Porsche’s 1973 Carrera RS has become one of the most sought-after sports cars to emerge from the fabled German automaker. Having retired its hugely successful and Le Mans-winning Type 917 Prototype program of the late 1960s and early 1970s, Porsche needed another racing venue to further bolster its competition image. When the FIA created a new series for production-based sports cars, Porsche pounced on the opportunity. Not only would a successful racing program continue Porsche’s presence in competition, but it would also hopefully boost sales of its normal production cars as well.
The goal was to prepare an all-out campaign in the new European Grand Touring Championship Group 5 with a 911-based model called the RSR. To meet the FIA’s production requirements, Porsche would have to construct at least 500 examples of a Group 4-legal model with a 2.7-litre engine that could be enlarged to the Group 5 maximum of 3.0 litres.
Using the 911 S coupé as a starting point, the Competition department created two different versions of the Carrera RS. The Sport model, also known as the Lightweight (option M471), was intended for competition use and would be largely stripped of its interior. The Touring version (M472) offered some of the Lightweight’s features but was much more civilized and trimmed for comfortable road use. Many were also equipped from the factory with 911 S accoutrements, including sunroofs, full carpeting, and an entertainment system; some also featured air conditioning.
The basis of the car was the 190-horsepower, 2.4-litre engine, but it was enlarged to 2.7 litres through the utilization of new 90-millimeter cylinders, and its bores had been coated with a new low-friction material called Nikasil, which has since become commonly used in high-performance cars.
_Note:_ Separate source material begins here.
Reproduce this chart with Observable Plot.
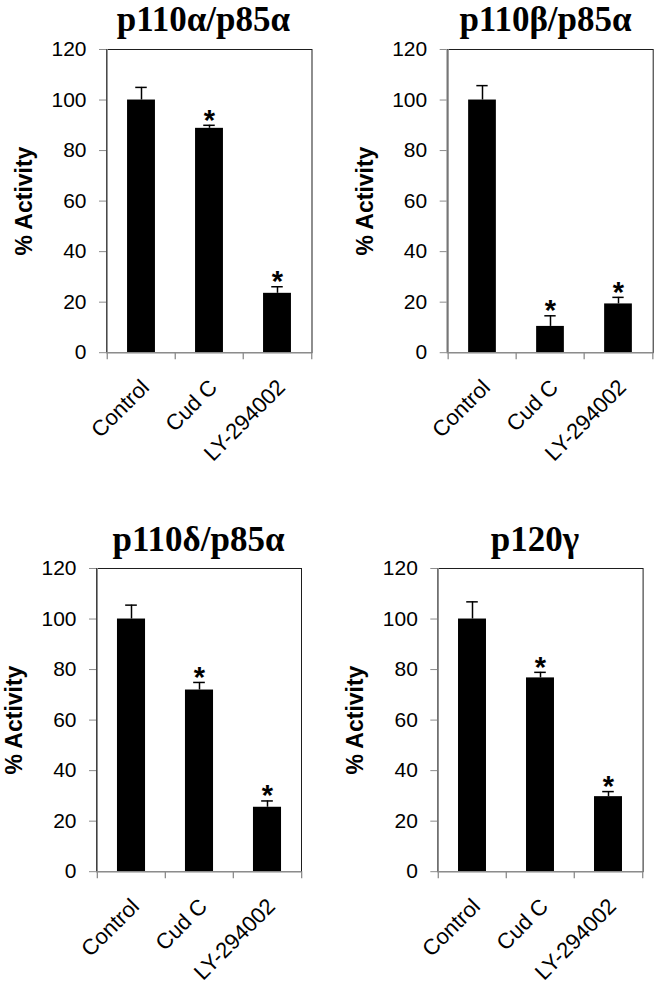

The engine was equipped with the reliable Bosch mechanical fuel injection and could develop 210 horsepower at 6,300 rpm. Torque was a strong 188 foot-pounds at 5,100 rpm. The suspension was also upgraded, and the wheel arches were broadened six inches at the front and seven inches at the rear to fit wider lightweight Fuchs wheels. However, the Carrera RS’s most defining feature was its burzel (ducktail) rear spoiler. Finally, its curb weight was reduced to a feather-light 2,370 pounds, which only added to the car’s performance. Needless to say, this was a very quick car. It was capable of sprinting from 0–60 in just 5.5 seconds and reaching a top speed of 150 mph, which are impressive figures, even when compared to modern production cars.
When the prototype was shown to the company’s directors, Porsche’s Sales department declared that the company could never sell 500 examples of this expensive homologation special. However, Competition department head Ernst Fuhrmann thankfully prevailed, and when the Carrera RS made its public debut at the 1972 Paris Auto Show, orders flooded in. Porsche not only sold that first series of 500, but also a second series—and then a third. While most were delivered in Grand Prix White with contrasting “Carrera” graphics, the cars were also offered in Porsche’s eye-catching and popular “Jelly Bean” colours.
By the time production ceased, 1,590 examples had been built: 1,308 road-ready Touring models, 200 Lightweights, 17 RSH prototype and development cars, and 55 RSRs.